Tras la separación, tanto Andrés como Jose compraron viejas casas para darles una nueva oportunidad y moldearlas a su gusto. Begoña se quedó con la antigua tienda del pueblo, un edificio que adquirió La Aldaba medio en ruinas y que, al disolver la empresa, le tocó por sorteo y reformó junto a su pareja. Los precios que pagaron eran modestos, pero recalcan que no es que entonces no hubiera problemas de vivienda, sino que la gente ahora demanda otro tipo de edificios: “En todas las casas que compramos se veía el cielo”, dice Andrés en una descripción muy gráfica del estado de su inversión inmobiliaria.

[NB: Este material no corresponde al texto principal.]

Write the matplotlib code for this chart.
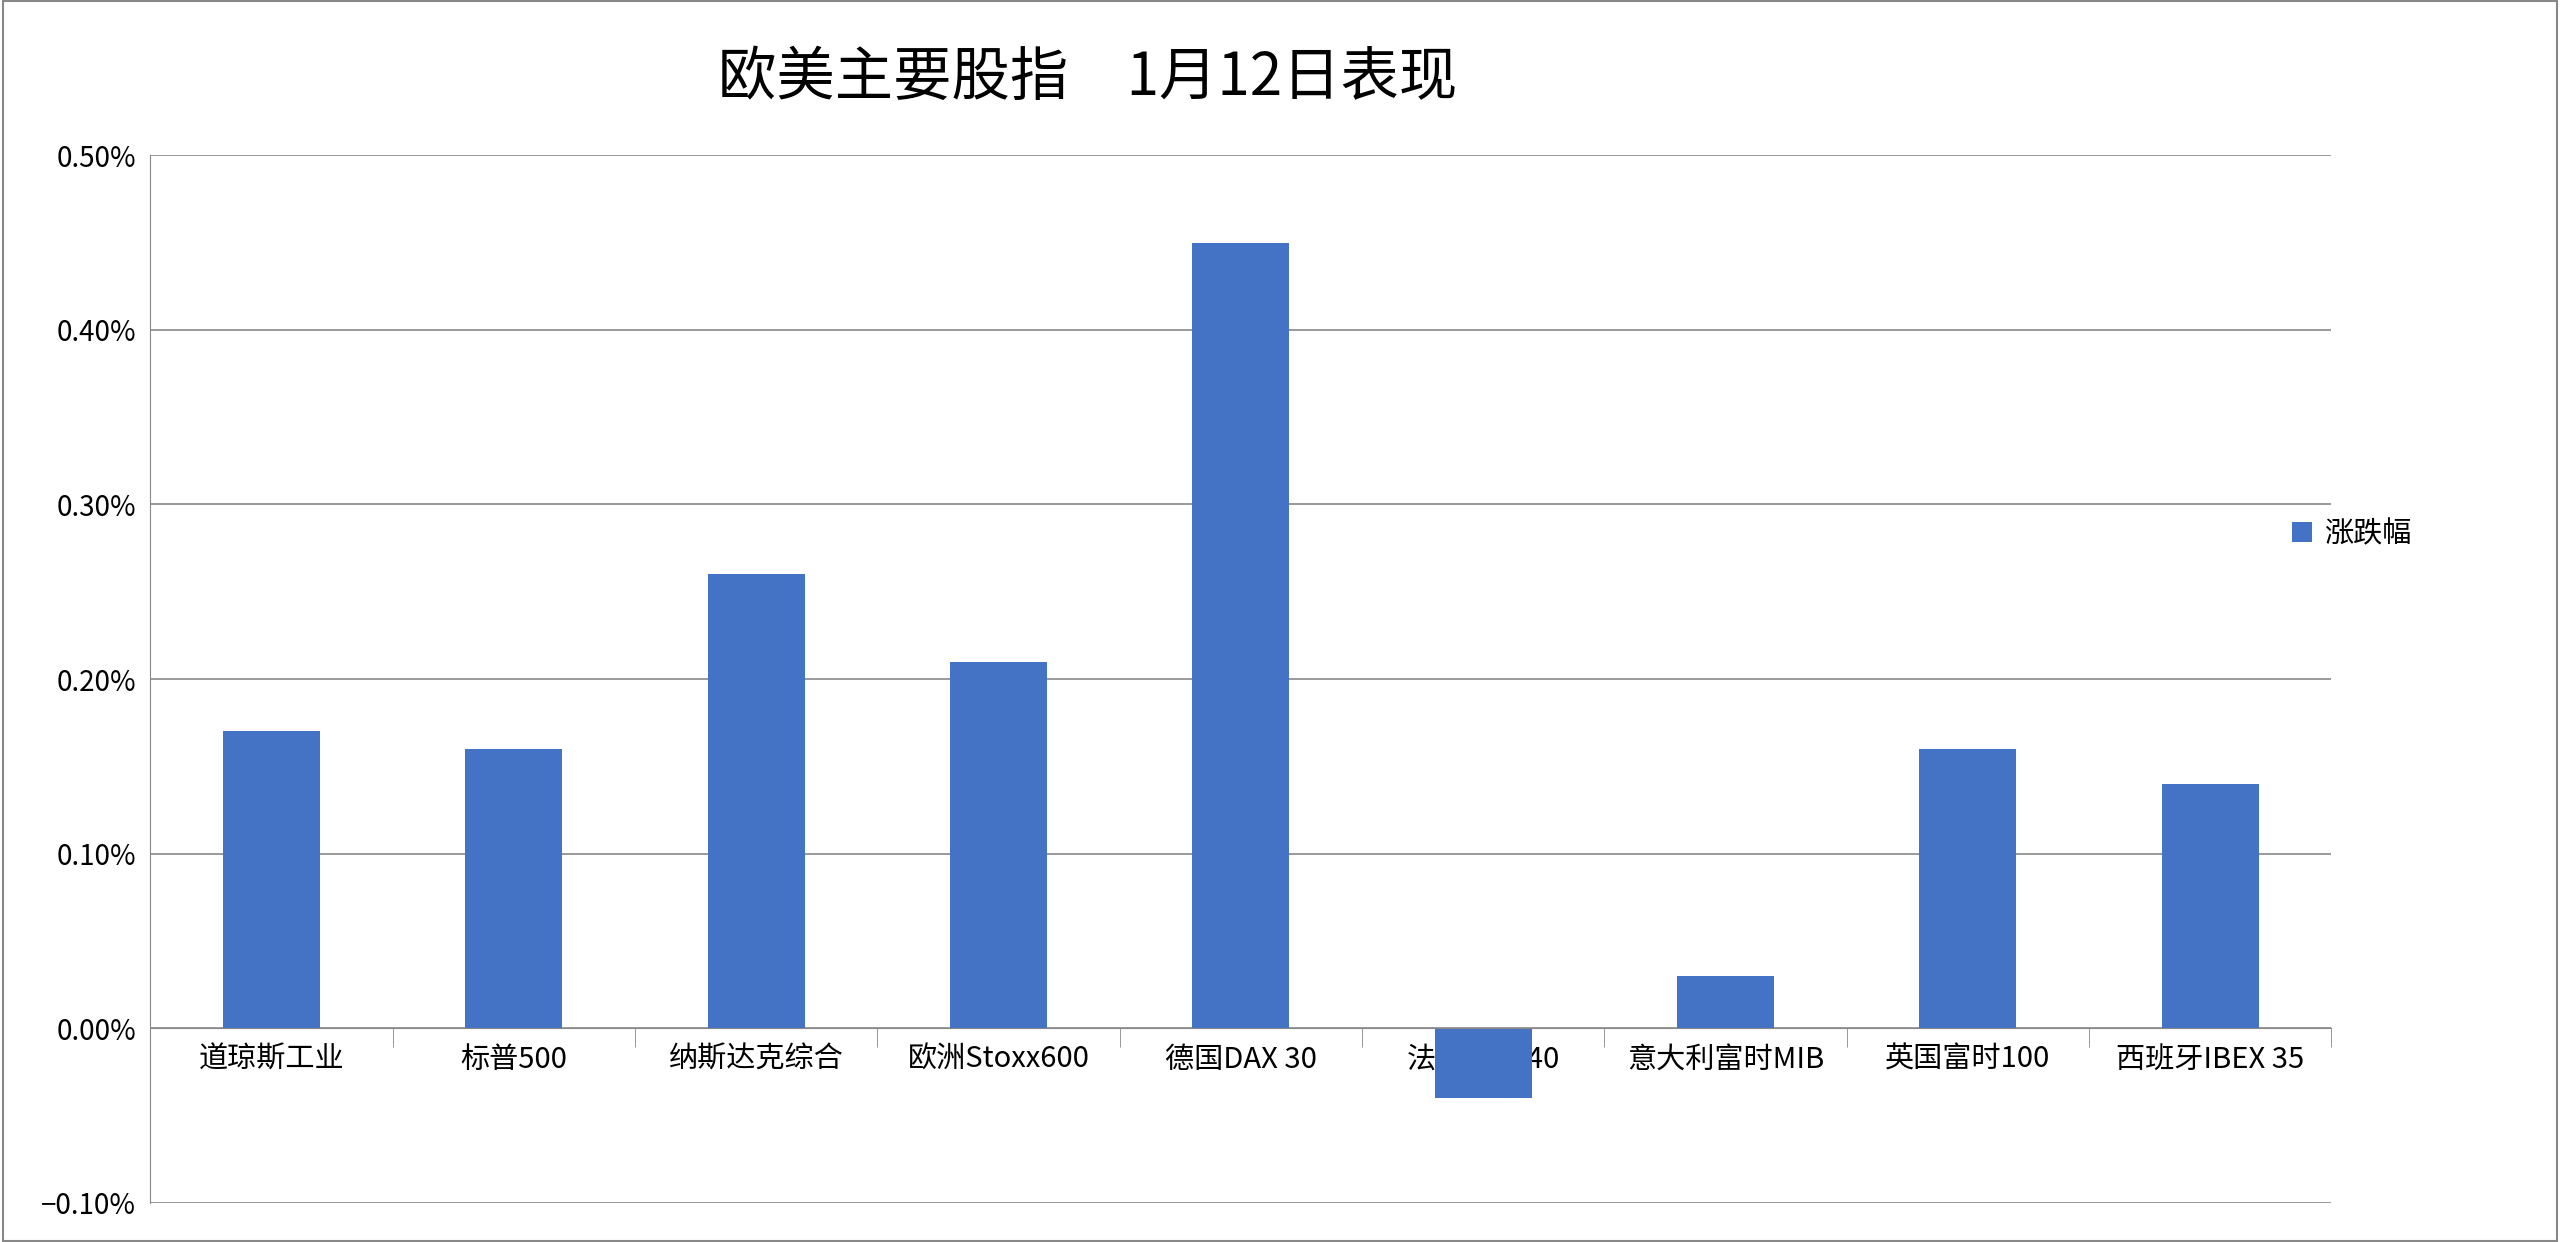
import matplotlib
matplotlib.use("Agg")
import matplotlib.pyplot as plt
import numpy as np
from matplotlib.ticker import FixedLocator, PercentFormatter

plt.rcParams['font.family'] = ['Noto Sans CJK SC', 'DejaVu Sans']

categories = ["道琼斯工业", "标普500", "纳斯达克综合", "欧洲Stoxx600", "德国DAX 30",
              "法国CAC 40", "意大利富时MIB", "英国富时100", "西班牙IBEX 35"]
values = [0.17, 0.16, 0.26, 0.21, 0.45, -0.04, 0.03, 0.16, 0.14]
series_name = "涨跌幅"
title = "欧美主要股指　1月12日表现"

fig = plt.figure(figsize=(25.6, 12.42), dpi=100)
ax = fig.add_axes([0.0587, 0.0315, 0.852, 0.8435])
x = np.arange(len(categories))
ax.bar(x, values, width=0.4, color="#4472C4", label=series_name, zorder=3)
ax.set_xlim(-0.5, len(categories) - 0.5)
ax.set_ylim(-0.1, 0.5)
ax.set_yticks(np.arange(-0.1, 0.51, 0.1))
ax.yaxis.set_major_formatter(PercentFormatter(decimals=2))
ax.grid(axis='y', color='#888888', linewidth=1.2, zorder=0)
for s in ['top', 'right']:
    ax.spines[s].set_visible(False)
ax.spines['left'].set_color('#888888')
ax.spines['bottom'].set_position(('data', 0))
ax.spines['bottom'].set_color('#888888')
ax.spines['bottom'].set_zorder(4)
ax.tick_params(axis='y', labelsize=20, length=0, pad=10)
ax.set_xticks(x)
ax.set_xticklabels(categories)
ax.xaxis.set_minor_locator(FixedLocator(np.arange(-0.5, len(categories), 1.0)))
ax.tick_params(axis='x', which='major', length=0, labelsize=21, pad=12)
ax.tick_params(axis='x', which='minor', length=14, color='#888888', direction='out')
for t in ax.get_xticklabels():
    t.set_zorder(5)
fig.text(0.425, 0.937, title, fontsize=42, ha='center', va='center')
fig.legend(loc='center left', bbox_to_anchor=(0.885, 0.57), frameon=False,
           fontsize=21, handlelength=0.7, handleheight=0.7, handletextpad=0.4)
fig.patches.append(plt.Rectangle((0.001, 0.001), 0.998, 0.998, transform=fig.transFigure,
                                 fill=False, edgecolor='#888888', linewidth=1.5))
fig.savefig("out.png", dpi=100, facecolor='white')
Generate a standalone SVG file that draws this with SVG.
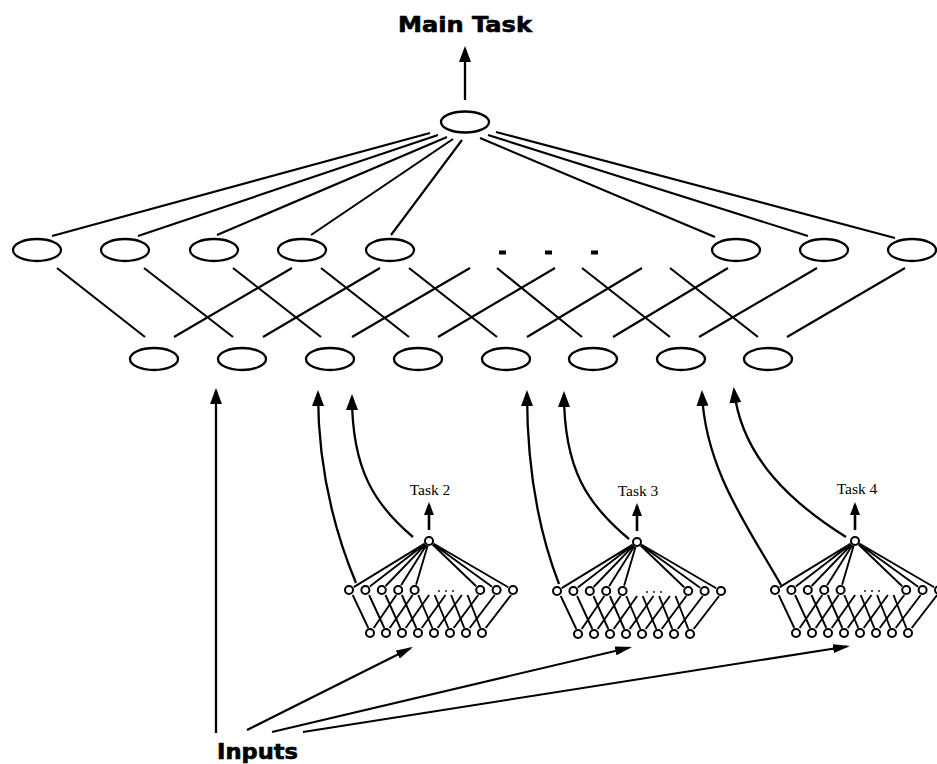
<svg xmlns="http://www.w3.org/2000/svg" xmlns:xlink="http://www.w3.org/1999/xlink" width="937" height="764" viewBox="0 0 937 764">
<style>
.bg{fill:#ffffff}
.node{fill:none;stroke:#000;stroke-width:2.3}
.snode{fill:none;stroke:#000;stroke-width:2}
.edge{fill:none;stroke:#000;stroke-width:2.1}
.sedge{fill:none;stroke:#000;stroke-width:1.9}
.arr{fill:none;stroke:#000;stroke-width:2.3;marker-end:url(#bigArrow)}
.inarr{fill:none;stroke:#000;stroke-width:2.1;marker-end:url(#inArrow)}
.sarr{fill:none;stroke:#000;stroke-width:2.6;marker-end:url(#smallArrow)}
.big{font-family:"DejaVu Sans","Liberation Sans",sans-serif;font-weight:bold;font-size:20.5px;fill:#000;stroke:#000;stroke-width:0.6}
.task{font-family:"Liberation Serif","Times New Roman",serif;font-size:15.5px;fill:#000}
.dot{fill:#000}
</style>
<defs>
<marker id="bigArrow" markerUnits="userSpaceOnUse" markerWidth="16" markerHeight="12" refX="13" refY="6" orient="auto"><path d="M0,0 L16,6 L0,12 z" fill="#000"/></marker>
<marker id="inArrow" markerUnits="userSpaceOnUse" markerWidth="17" markerHeight="9" refX="14" refY="4.5" orient="auto"><path d="M0,0 L17,4.5 L0,9 z" fill="#000"/></marker>
<marker id="smallArrow" markerUnits="userSpaceOnUse" markerWidth="13" markerHeight="10" refX="10" refY="5" orient="auto"><path d="M0,0 L13,5 L0,10 z" fill="#000"/></marker>
<g id="subnet">
<circle class="snode" cx="0" cy="0" r="4"/>
<g class="snode">
<circle cx="-80" cy="49" r="4"/><circle cx="-63.6" cy="49" r="4"/><circle cx="-47.2" cy="49" r="4"/><circle cx="-30.8" cy="49" r="4"/><circle cx="-14.4" cy="49" r="4"/>
<circle cx="51.2" cy="49" r="4"/><circle cx="67.6" cy="49" r="4"/><circle cx="84" cy="49" r="4"/>
<circle cx="-59" cy="92" r="4"/><circle cx="-43" cy="92" r="4"/><circle cx="-27" cy="92" r="4"/><circle cx="-11" cy="92" r="4"/><circle cx="5" cy="92" r="4"/><circle cx="21" cy="92" r="4"/><circle cx="37" cy="92" r="4"/><circle cx="53" cy="92" r="4"/>
</g>
<circle class="dot" cx="10" cy="50" r="0.9"/><circle class="dot" cx="17" cy="50" r="0.9"/><circle class="dot" cx="24" cy="50" r="0.9"/>
<path class="sedge" d="M-4.3,2.6L-75.3,46.1 M-4,3.1L-59.2,45.6 M-3.5,3.6L-43.4,45 M-2.7,4.2L-27.9,44.3 M-1.4,4.8L-12.9,43.7 M3.6,3.5L47.2,45.2 M4,2.9L63.1,45.8 M4.3,2.5L79.2,46.2"/>
<path class="sedge" d="M-76.3,54L-60.7,87 M-59.9,54L-44.7,87 M-43.5,54L-28.7,87 M-27.1,54L-12.7,87 M-10.7,54L3.3,87 M5.7,54L19.3,87 M22.1,54L35.3,87 M38.5,54L51.3,87"/>
<path class="sedge" d="M-32.7,54L-55.3,87 M-16.3,54L-39.3,87 M0.1,54L-23.3,87 M16.5,54L-7.3,87 M32.9,54L8.7,87 M49.3,54L24.7,87 M65.7,54L40.7,87 M82.1,54L56.7,87"/>
<path class="sarr" d="M0,-11 L0,-36"/>
</g>
</defs>
<rect class="bg" x="0" y="0" width="937" height="764"/>

<g id="labels">
<text class="big" x="465" y="32" text-anchor="middle" textLength="134" lengthAdjust="spacingAndGlyphs">Main Task</text>
<text class="big" x="217" y="759" textLength="81" lengthAdjust="spacingAndGlyphs">Inputs</text>
</g>

<g id="node-main"><ellipse class="node" cx="465" cy="122" rx="24" ry="10.5"/></g>

<g id="node-h1"><ellipse class="node" cx="37" cy="250" rx="24" ry="11"/></g>
<g id="node-h2"><ellipse class="node" cx="125" cy="250" rx="24" ry="11"/></g>
<g id="node-h3"><ellipse class="node" cx="214" cy="250" rx="24" ry="11"/></g>
<g id="node-h4"><ellipse class="node" cx="302" cy="250" rx="24" ry="11"/></g>
<g id="node-h5"><ellipse class="node" cx="390" cy="250" rx="24" ry="11"/></g>
<g id="node-h-dots"><rect class="dot" x="499" y="250.5" width="7" height="4"/><rect class="dot" x="545" y="250.5" width="7" height="4"/><rect class="dot" x="591" y="250.5" width="7" height="4"/></g>
<g id="node-h9"><ellipse class="node" cx="736" cy="250" rx="24" ry="11"/></g>
<g id="node-h10"><ellipse class="node" cx="824" cy="250" rx="24" ry="11"/></g>
<g id="node-h11"><ellipse class="node" cx="912" cy="250" rx="24" ry="11"/></g>

<g id="node-l1"><ellipse class="node" cx="154" cy="359" rx="24" ry="11"/></g>
<g id="node-l2"><ellipse class="node" cx="242" cy="359" rx="24" ry="11"/></g>
<g id="node-l3"><ellipse class="node" cx="330" cy="359" rx="24" ry="11"/></g>
<g id="node-l4"><ellipse class="node" cx="418" cy="359" rx="24" ry="11"/></g>
<g id="node-l5"><ellipse class="node" cx="506" cy="359" rx="24" ry="11"/></g>
<g id="node-l6"><ellipse class="node" cx="593" cy="359" rx="24" ry="11"/></g>
<g id="node-l7"><ellipse class="node" cx="681" cy="359" rx="24" ry="11"/></g>
<g id="node-l8"><ellipse class="node" cx="768" cy="359" rx="24" ry="11"/></g>

<g id="node-task2">
<use xlink:href="#subnet" href="#subnet" transform="translate(429,541)"/>
<text class="task" x="430" y="495" text-anchor="middle">Task 2</text>
</g>
<g id="node-task3">
<use xlink:href="#subnet" href="#subnet" transform="translate(637,542)"/>
<text class="task" x="638" y="496" text-anchor="middle">Task 3</text>
</g>
<g id="node-task4">
<use xlink:href="#subnet" href="#subnet" transform="translate(855,541)"/>
<text class="task" x="857" y="494" text-anchor="middle">Task 4</text>
</g>

<g id="connectors">
<path class="arr" d="M465,100 L465,49"/>
<path class="edge" d="M430,133L52,236 M438,135L138,236 M447,137L217,235 M453,139L311,235 M462,140L391,235 M480,138L715,237 M488,135L808,236 M496,132L895,238"/>
<path class="edge" d="M57,268L145,337 M144,268L233,337 M233,268L321,337 M321,268L409,337 M409,268L497,337 M497,268L582,337 M582,268L670,337 M670,268L758,337"/>
<path class="edge" d="M292,268L174,337 M380,268L263,337 M470,268L352,337 M555,268L438,337 M642,268L527,337 M728,268L613,337 M817,268L699,337 M905,268L787,337"/>
<path class="arr" d="M216,733 L216,391"/>
<path class="arr" d="M356,583 C336,535 318,470 318,393"/>
<path class="arr" d="M413,537 C375,505 352,470 352,397"/>
<path class="arr" d="M559,584 C540,535 527,470 527,393"/>
<path class="arr" d="M629,539 C588,505 564,470 564,394"/>
<path class="arr" d="M781,585 C750,530 705,470 702,393"/>
<path class="arr" d="M846,537 C795,505 742,460 734,390"/>
<path class="inarr" d="M247,730 L410.3,648.3"/>
<path class="inarr" d="M272,732 L629.1,647.7"/>
<path class="inarr" d="M303,732 L847,646.5"/>
</g>
</svg>
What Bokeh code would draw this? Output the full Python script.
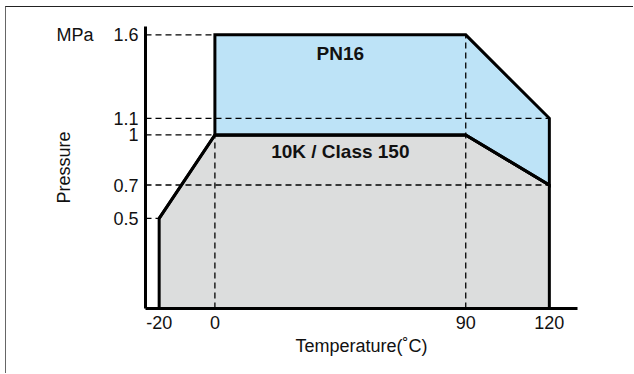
from bokeh.plotting import figure
from bokeh.models import FixedTicker, Label, Range1d, LinearAxis
from bokeh.embed import file_html
from bokeh.resources import INLINE

# ---- data ----
pn16_t = [0, 0, 90, 120, 120, 90]
pn16_p = [1.0, 1.6, 1.6, 1.1, 0.7, 1.0]
k10_t = [-20, -20, 0, 90, 120, 120]
k10_p = [None, 0.5, 1.0, 1.0, 0.7, None]   # None -> baseline of the chart
x_ticks = [-20, 0, 90, 120]
x_tick_labels = ["-20", "0", "90", "120"]
y_ticks = [0.5, 0.7, 1.0, 1.1, 1.6]
y_tick_labels = ["0.5", "0.7", "1", "1.1", "1.6"]
# guide (dashed) lines: horizontal ones run from the axis to temp, vertical ones from the baseline to pressure
h_guides_p = [1.6, 1.1, 1.0, 0.7, 0.5]
h_guides_t = [0, 120, 0, 120, -20]
v_guides_t = [0, 90]
v_guides_p = [1.0, 1.6]
region_names = ["PN16", "10K / Class 150"]
region_t = [45, 45]
region_p = [1.49, 0.90]
unit_label = "MPa"

X_LO, X_HI = -24.9, 130.1
Y_LO, Y_HI = -0.04, 1.65

FONT = "Arial"

p = figure(width=628, height=367, output_backend="svg", toolbar_location=None,
           x_range=Range1d(X_LO, X_HI), y_range=Range1d(Y_LO, Y_HI),
           min_border_left=139, min_border_right=57, min_border_top=19, min_border_bottom=66)
p.styles = {"margin-left": "5px", "margin-top": "6px",
            "border-top": "1px solid #222", "border-left": "1px solid #666"}
p.outline_line_color = None
p.xgrid.visible = False
p.ygrid.visible = False
p.background_fill_color = "white"

k10_py = [Y_LO if v is None else v for v in k10_p]

p.patch(k10_t, k10_py, fill_color="#DCDDDD", line_color="black", line_width=3, line_join="miter")
p.patch(pn16_t, pn16_p, fill_color="#BDE3F7", line_color="black", line_width=3, line_join="miter")

# dashed guides
p.segment(x0=[X_LO] * len(h_guides_p), y0=h_guides_p, x1=h_guides_t, y1=h_guides_p,
          line_color="black", line_width=1.3, line_dash="6 4")
p.segment(x0=v_guides_t, y0=[Y_LO] * len(v_guides_t), x1=v_guides_t, y1=v_guides_p,
          line_color="black", line_width=1.3, line_dash="6 4")

# redraw outlines on top of dashes
p.line(k10_t[1:5], k10_p[1:5], line_color="black", line_width=3, line_join="miter")

for name, t, pr in zip(region_names, region_t, region_p):
    p.add_layout(Label(x=t, y=pr, text=name, text_font=FONT, text_font_style="bold",
                       text_font_size="19px", text_align="center", text_baseline="middle",
                       text_color="#111"))

# unit label next to the top tick, carried by a second (line-less) left axis
unit_axis = LinearAxis(ticker=FixedTicker(ticks=[max(y_ticks)]),
                       major_label_overrides={max(y_ticks): unit_label})
p.add_layout(unit_axis, "left")

for ax in (p.xaxis[0], p.yaxis[0], unit_axis):
    ax.axis_line_width = 3
    ax.axis_line_color = "black"
    ax.major_tick_line_color = None
    ax.minor_tick_line_color = None
    ax.major_tick_out = 0
    ax.major_tick_in = 0
    ax.minor_tick_out = 0
    ax.major_label_text_font = FONT
    ax.major_label_text_font_size = "18px"
    ax.major_label_text_color = "#111"
    ax.axis_label_text_font = FONT
    ax.axis_label_text_font_size = "18px"
    ax.axis_label_text_font_style = "normal"
    ax.axis_label_text_color = "#111"

unit_axis.axis_line_color = None
unit_axis.major_label_standoff = 17
unit_axis.axis_label = "Pressure"
unit_axis.axis_label_standoff = -21

p.xaxis.ticker = FixedTicker(ticks=x_ticks)
p.xaxis.major_label_overrides = dict(zip(x_ticks, x_tick_labels))
p.xaxis.axis_label = "Temperature(˚C)"
p.xaxis.major_label_standoff = 7
p.xaxis.axis_label_standoff = 4

p.yaxis[0].ticker = FixedTicker(ticks=y_ticks)
p.yaxis[0].major_label_overrides = dict(zip(y_ticks, y_tick_labels))
p.yaxis[0].major_label_standoff = 7

open("out.html", "w").write(file_html(p, INLINE))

A la pregunta de si han encontrado lo que buscaban cuando se mudaron al corazón de la Sierra de Albarracín, Jose tiene claro que sí, porque se crió en el monte y es en ese entorno donde tiene su equilibrio. Begoña asegura que no fue con ninguna idea preconcebida ni en busca de nada: “Vine a probar”, comenta. De eso han pasado 25 años y los que le quedan porque, como añade José Vicente, que sigue en Saldón, “uno es libre de elegir el sitio donde vivir”. Y ellos tomaron la decisión ya en el siglo pasado.